Ricci's book is entitled Why Conservatives Tell Stories and Liberals Don't: Rhetoric, Faith, and Vision on the American Right. This book answers the puzzle posed by New York Times colonist and author of The World is Flat, Thomas Friedman, who stated just before the recent elections "The thing that baffles me about Mr. Obama is how a politician who speaks so well, and is trying to do so many worthy things, can't come up with a clear, simple, repeatable narrative to explain his politics." It also explains why conservative leaders whom those with left-wing leanings find to be, at best, simple, and at worse, let's call it "intellectually challenged," keep winning elections. These Conservatives may not have the Ivy League degree or the facts and figures at their fingertips. But they tell a great tale about America's glorious possibilities, and sometimes those stories triumph--even if they turn out to be fantasies, or even worse, lies.
Ricci argues that it is in the very nature of liberalism to eschew storytelling over data. He traces the liberal movement from the Enlightenment, and shows how they have consistently relied on science, theories, and facts to convince the population to abandon long-held policies or behaviors. Conservatives, on the other hand, promote traditional values, conveyed through uplifting stories about such qualities as courage, decency, authenticity, and the democratic virtues of freedom and justice. So you have President Obama trying to teach people about his national health care legislation, which was more than 2,300 pages long, while Sarah Palin talks about her mama grizzlies and tea parties. And we all saw which approach tended to be most convincing to voters in the 2010 elections.
But leaving politics aside--I think this is a valuable insight for us to consider in education. How many of us are liberal thinkers, and so think the most important thing is to teach our students the facts and figures of what ever subject we are teaching? If we are, how powerful would it be NOT to abandon facts, but to combine it with the more conservative bent towards storytelling? Because when I think back to the best teachers I've ever had, they weren't the ones who necessarily fed me the most theories and data. The best ones, for me at least, were those who brought the subject alive through their passion for and, yes, stories about their subject matter.
Of course, it may seem that storytelling lends itself more to some disciplines than others. Literature, of course, is all about stories, and history can easily be taught (although, unfortunately, too often is not) as a series of narratives about historical dates, facts, and figures--tales of the who and why that enliven the when and what. But how about math? For many of us, that is one of the most fixed, inflexible, and uninteresting (and, unfortunately, for some incomprehensible) subjects. However, you only need to meet a master math teacher like my friend, Maria Droujkova of Natural Math, to learn otherwise. No matter what topic she is teaching, Maria is always conveying a story of math as a fun, creative, flexible, beautiful, and personal medium through which each student can express him- or herself and make life better. Maria changes people's stories about math, and that can make all the difference in their ability to learn math.

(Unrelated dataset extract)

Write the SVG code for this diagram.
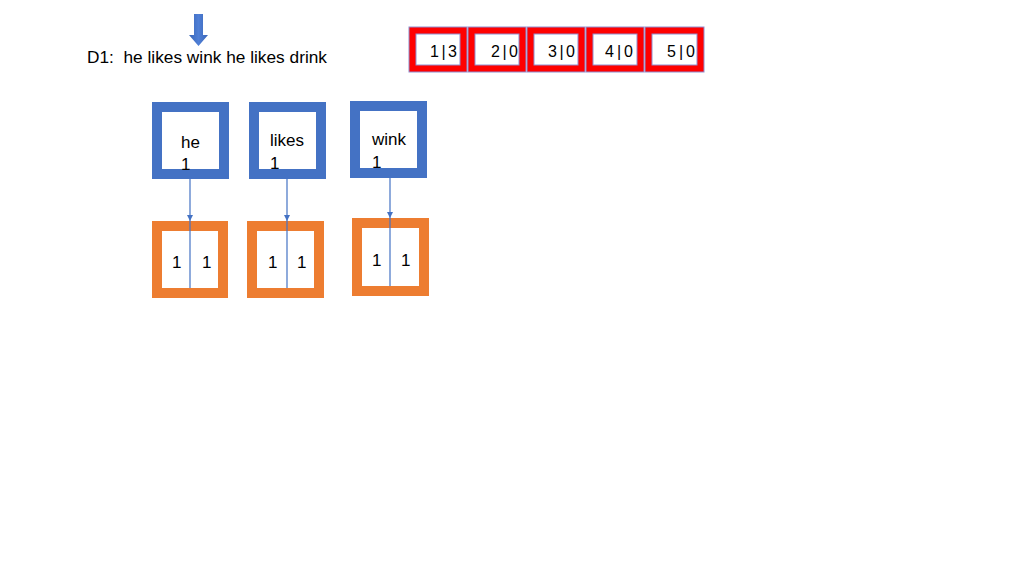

Or how about science? There has been an intense discussion lately on the Natural Math e-loop on how science differs from math in regards to storytelling (which, unfortunately, has gone over my head, or at least over my ability to devote the time and attention to comprehend all the posts and links that have been exchanged by people with much more specialized knowledge in those fields). But I still believe that there is a place for storytelling in science and that science, too, in the end tells different stories about the world. If you have read Thomas Kuhn's classic work, The Structure of Scientific Revolutions, major shifts in the fundamental theories in science, like moving from the Ptolemy to the Copernican astronomy or from mechanical to quantum physics, also change our story of who we are and how our worlds operate.
Once again, I haven't actually read the book, so I'm not sure that I completely buy Ricci's argument. But I think he raises a fascinating point to consider, and shines a light on something that may be a bit of a blind spot for some of us.